Defendant and his accomplice, Natividad, embarked upon a four- to six-hour crime spree. They first robbed two men who were together on the street. Then, apparently during another robbery, they killed a man. A knife taken from one of the two victims of the first robbery was the murder weapon. Then they committed theft of some items from a parked automobile.
Defendant was charged in a four-count indictment with two counts of robbery in the second degree, ORS 164.405, murder, ORS 163.115, and theft in the second degree, ORS 164.045. The indictment alleged all crimes were part of the same transaction. Defendant was convicted of all counts and appeals. His principal assignment of error is that a motion for judgment of acquittal should have been granted on the grounds that the crimes charged were not part of the same transaction.
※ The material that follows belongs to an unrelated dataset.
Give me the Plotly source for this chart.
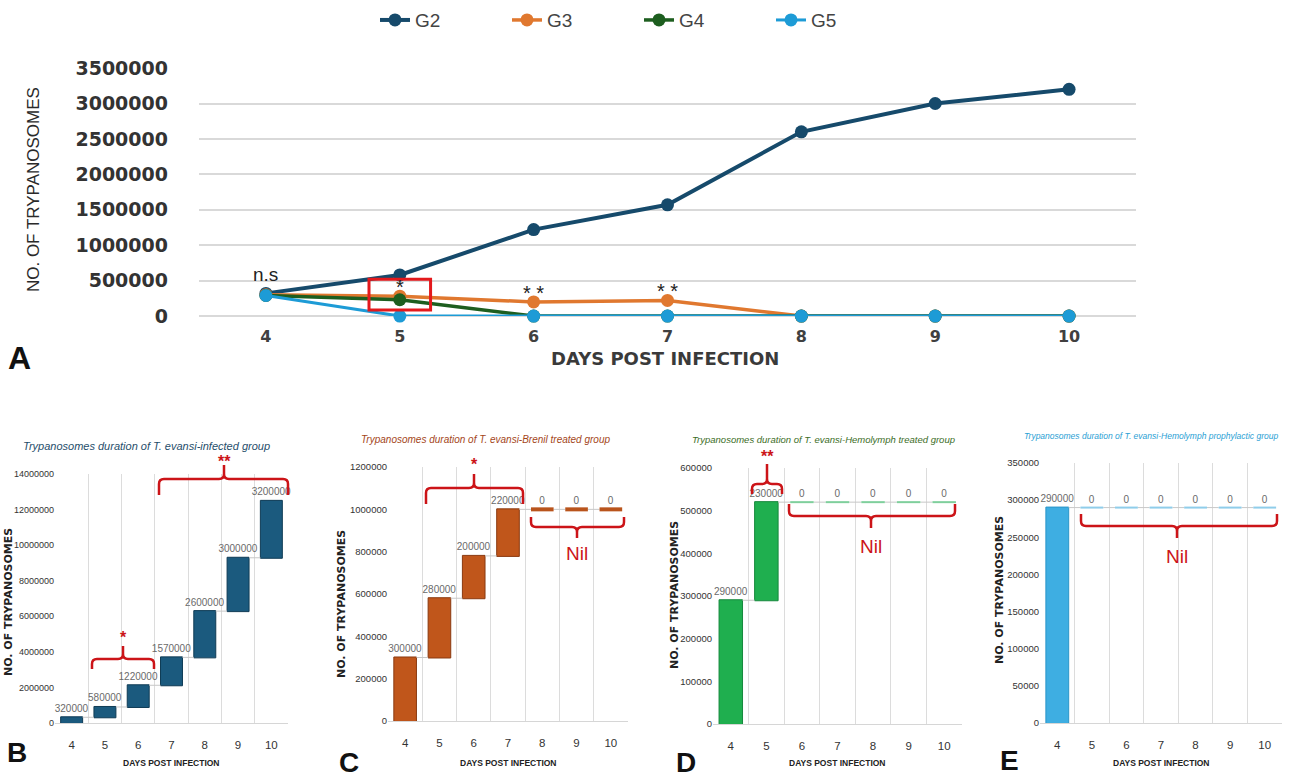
import plotly.graph_objects as go

W, H = 1289, 781

# ---------------- data ----------------
days = [4, 5, 6, 7, 8, 9, 10]
g2 = [320000, 580000, 1220000, 1570000, 2600000, 3000000, 3200000]
g3 = [300000, 280000, 200000, 220000, 0, 0, 0]
g4 = [290000, 230000, 0, 0, 0, 0, 0]
g5 = [290000, 0, 0, 0, 0, 0, 0]
series_names = ["G2", "G3", "G4", "G5"]
line_colors = ["#164a6b", "#e0782f", "#1d5e1f", "#1d9bd6"]

panel_titles = [
    "Trypanosomes duration of T. evansi-infected group",
    "Trypanosomes duration of T. evansi-Brenil treated group",
    "Trypanosomes duration of T. evansi-Hemolymph treated group",
    "Trypanosomes duration of T. evansi-Hemolymph prophylactic group",
]
title_colors = ["#1f4e6b", "#a4461a", "#3b6d26", "#2aa0d4"]
bar_colors = ["#1b5a7e", "#c0561b", "#1faf4f", "#3eaee2"]
bar_edges = ["#0f3b55", "#8a3a10", "#16893c", "#2a95c8"]
zero_colors = ["#1b5a7e", "#b9541c", "#7fcf9c", "#8fcdea"]
panel_ymax = [14000000, 1200000, 600000, 350000]
panel_dtick = [2000000, 200000, 100000, 50000]

NARROW = "Liberation Sans, Arial, sans-serif"
SANS = "Liberation Sans, Arial, sans-serif"
WIDE = "DejaVu Sans, Verdana, sans-serif"

# vertical calibration of the photographed page (observed offset / scale)
Y_OFF, Y_SCALE = 9.9, 0.972


def px(x):
    return x / W


def py(y):
    return 1 - ((y - Y_OFF) / Y_SCALE) / H


fig = go.Figure()

# ---------------- Panel A: line chart ----------------
A_x = (199, 1136)
A_y = (315, 67)
for name, vals, col, lw in zip(series_names, [g2, g3, g4, g5], line_colors, [4, 3.5, 3.5, 3]):
    fig.add_trace(go.Scatter(
        x=days, y=vals, name=name, mode="lines+markers",
        line=dict(color=col, width=lw),
        marker=dict(color=col, size=13),
        cliponaxis=False, xaxis="x", yaxis="y",
    ))

# ---------------- Panels B-E: waterfall charts ----------------
panel_px = [
    ((55, 288), (722, 473)),
    ((388, 628), (720, 466)),
    ((713, 962), (723, 467)),
    ((1040, 1282), (722, 462)),
]
zero_w = [1, 4, 2, 2]
for i, vals in enumerate([g2, g3, g4, g5]):
    ax = str(i + 2)
    mk = dict(marker=dict(color=bar_colors[i], line=dict(color=bar_edges[i], width=1)))
    fig.add_trace(go.Waterfall(
        x=days, y=vals, measure=["relative"] * len(vals),
        text=[str(v) for v in vals], textposition="outside", constraintext="none",
        textfont=dict(family=NARROW, size=10, color="#6a6a6a"),
        increasing=mk, decreasing=mk, totals=mk,
        connector=dict(line=dict(color="#c8c8c8", width=1)),
        width=0.66, cliponaxis=False, showlegend=False,
        xaxis="x" + ax, yaxis="y" + ax,
    ))
    # zero-change steps drawn as flat bars at the running level
    xs, ys, level = [], [], 0
    for d, v in zip(days, vals):
        level += v
        if v == 0:
            xs += [d - 0.33, d + 0.33, None]
            ys += [level, level, None]
    if xs:
        fig.add_trace(go.Scatter(
            x=xs, y=ys, mode="lines", line=dict(color=zero_colors[i], width=zero_w[i]),
            showlegend=False, hoverinfo="skip", cliponaxis=False,
            xaxis="x" + ax, yaxis="y" + ax,
        ))

layout = dict(
    width=W, height=H, margin=dict(l=0, r=0, t=0, b=0),
    paper_bgcolor="white", plot_bgcolor="white",
    font=dict(family=SANS, color="#333"),
    legend=dict(orientation="h", x=px(375), xanchor="left", y=min(py(0), 1.5), yanchor="top",
                font=dict(family=SANS, size=19, color="#444"),
                entrywidth=87, entrywidthmode="pixels", bgcolor="rgba(0,0,0,0)"),
    xaxis=dict(domain=[px(A_x[0]), px(A_x[1])], range=[3.5, 10.5], tickvals=days,
               showgrid=False, zeroline=False, showline=False, anchor="y",
               tickfont=dict(family=WIDE, size=16, color="#404040", weight="bold"),
               ticklabelstandoff=9),
    yaxis=dict(domain=[py(A_y[0]), py(A_y[1])], range=[0, 3500000], dtick=500000,
               tickformat="d", showgrid=True, gridcolor="#d9d9d9", gridwidth=1.5,
               zeroline=True, zerolinecolor="#d9d9d9", zerolinewidth=1.5, anchor="x",
               tickfont=dict(family=WIDE, size=19, color="#333", weight="bold"),
               ticklabelstandoff=30),
)
for i in range(4):
    ax = str(i + 2)
    (x0, x1), (y0, y1) = panel_px[i]
    layout["xaxis" + ax] = dict(
        domain=[px(x0), px(x1)], range=[3.5, 10.5], tickvals=days, anchor="y" + ax,
        showgrid=False, zeroline=False, showline=True, linecolor="#d6d6d6", linewidth=1,
        minor=dict(tickvals=[d - 0.5 for d in days] + [days[-1] + 0.5], showgrid=True,
                   gridcolor="#dcdcdc", gridwidth=1, ticks=""),
        tickfont=dict(family=NARROW, size=11.5, color="#333"), ticklabelstandoff=11,
    )
    layout["yaxis" + ax] = dict(
        domain=[py(y0), py(y1)], range=[0, panel_ymax[i]], dtick=panel_dtick[i],
        tickformat="d", anchor="x" + ax, showgrid=False, zeroline=False, showline=False,
        tickfont=dict(family=NARROW, size=9 if i == 0 else 9.5, color="#333"),
    )

annotations = []
shapes = []


def note(x, y, text, font, angle=0, xanchor="center", yanchor="middle"):
    yy = py(y)
    if yy < 0.008:
        yy, yanchor = 0.0, "bottom"
    annotations.append(dict(x=px(x), y=yy, xref="paper", yref="paper", text=text,
                            showarrow=False, font=font, textangle=angle,
                            xanchor=xanchor, yanchor=yanchor))


# Panel A texts
note(33, 189, "NO. OF TRYPANOSOMES", dict(family=SANS, size=17, color="#2a2a2a"), angle=-90)
note(665, 357, "DAYS POST INFECTION", dict(family=WIDE, size=18, color="#3a3a3a", weight="bold"))
note(19, 357, "A", dict(family=SANS, size=32, color="#111", weight="bold"))

# significance marks on panel A (data anchored)
sig_marks = [("n.s", 0, g2), ("*", 1, g3), ("* *", 2, g3), ("* *", 3, g3)]
for txt, idx, ser in sig_marks:
    annotations.append(dict(x=days[idx], y=ser[idx], xref="x", yref="y", text=txt,
                            showarrow=False, yanchor="bottom",
                            yshift=6 if txt == "n.s" else -4,
                            font=dict(family=SANS, size=19 if txt == "n.s" else 20, color="#222")))
shapes.append(dict(type="rect", xref="x", yref="y", x0=days[1] - 0.23, x1=days[1] + 0.23,
                   y0=85000, y1=520000, line=dict(color="#e3191c", width=3)))

# Panels B-E texts
title_pos = [(146, 445), (485, 438), (824, 438), (1151, 435)]
title_fonts = [(11, "normal"), (10, "normal"), (9.5, "normal"), (8.5, "normal")]
ytitle_pos = [(9, 601), (342, 603), (675, 594), (1000, 589)]
xtitle_y = 770
letters = ["B", "C", "D", "E"]
letter_pos = [(17, 763), (349, 762), (686, 762), (1010, 760)]
for i in range(4):
    (x0, x1), _ = panel_px[i]
    note(*title_pos[i], panel_titles[i],
         dict(family=NARROW, size=title_fonts[i][0], color=title_colors[i],
              style="italic", weight=title_fonts[i][1]))
    note(*ytitle_pos[i], "NO. OF TRYPANOSOMES",
         dict(family=WIDE, size=11, color="#222", weight="bold"), angle=-90)
    note((x0 + x1) / 2, xtitle_y, "DAYS POST INFECTION",
         dict(family=NARROW, size=8.5, color="#222", weight="bold"))
    note(*letter_pos[i], letters[i], dict(family=SANS, size=28, color="#111", weight="bold"))

# curly braces (pixel layout positions)
RED = "#cc1418"


def brace(x0, x1, y, d, s, xm, up=True):
    sg = 1 if up else -1
    r = 5
    pts = (f"M{px(x0)},{py(y + sg * d)} L{px(x0)},{py(y + sg * r)} "
           f"Q{px(x0)},{py(y)} {px(x0 + r)},{py(y)} L{px(xm - r)},{py(y)} "
           f"Q{px(xm)},{py(y)} {px(xm)},{py(y - sg * r)} L{px(xm)},{py(y - sg * s)} "
           f"M{px(xm)},{py(y - sg * r)} Q{px(xm)},{py(y)} {px(xm + r)},{py(y)} "
           f"L{px(x1 - r)},{py(y)} Q{px(x1)},{py(y)} {px(x1)},{py(y + sg * r)} "
           f"L{px(x1)},{py(y + sg * d)}")
    shapes.append(dict(type="path", xref="paper", yref="paper", path=pts,
                       line=dict(color=RED, width=2.5)))


brace(92, 154, 658, 10, 13, 123, True)
brace(159, 288, 478, 16, 14, 224, True)
brace(426, 523, 487, 16, 14, 474, True)
brace(531, 624, 526, 10, 11, 577, False)
brace(752, 782, 483, 10, 20, 767, True)
brace(789, 955, 515, 12, 12, 871, False)
brace(1081, 1277, 525, 12, 12, 1177, False)

star_font = dict(family=SANS, size=16, color=RED, weight="bold")
note(123, 637, "*", star_font)
note(224, 460, "**", star_font)
note(474, 463, "*", star_font)
note(767, 455, "**", star_font)
nil_font = dict(family=NARROW, size=19, color=RED)
note(577, 552, "Nil", nil_font)
note(871, 545, "Nil", nil_font)
note(1177, 555, "Nil", nil_font)

layout["annotations"] = annotations
layout["shapes"] = shapes
fig.update_layout(**layout)
fig.write_html("out.html", config={"displayModeBar": False},
               post_script="document.body.style.margin='0';document.body.style.padding='0';")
State v. Brown, supra, requires that separate charges arising from the same transaction be joined for trial. Brown did not elaborate on what constitutes a transaction for this purpose. Brown did cite ORS 132.560 (2) for the proposition that the two crimes involved in that case could have been charged in a single indictment. 262 Or at 458, n 30. So we assume that the Supreme Court intended that what constitutes a criminal transaction for purposes of ORS 132.560 (2) also constitutes a criminal transaction for purposes of the Brown rule.
Defining transaction as used in ORS 132.560 (2), in State v. Huennekens, 245 Or 150, 152, 420 P2d 384 (1966), the court stated:
"For our immediate purpose here it is ...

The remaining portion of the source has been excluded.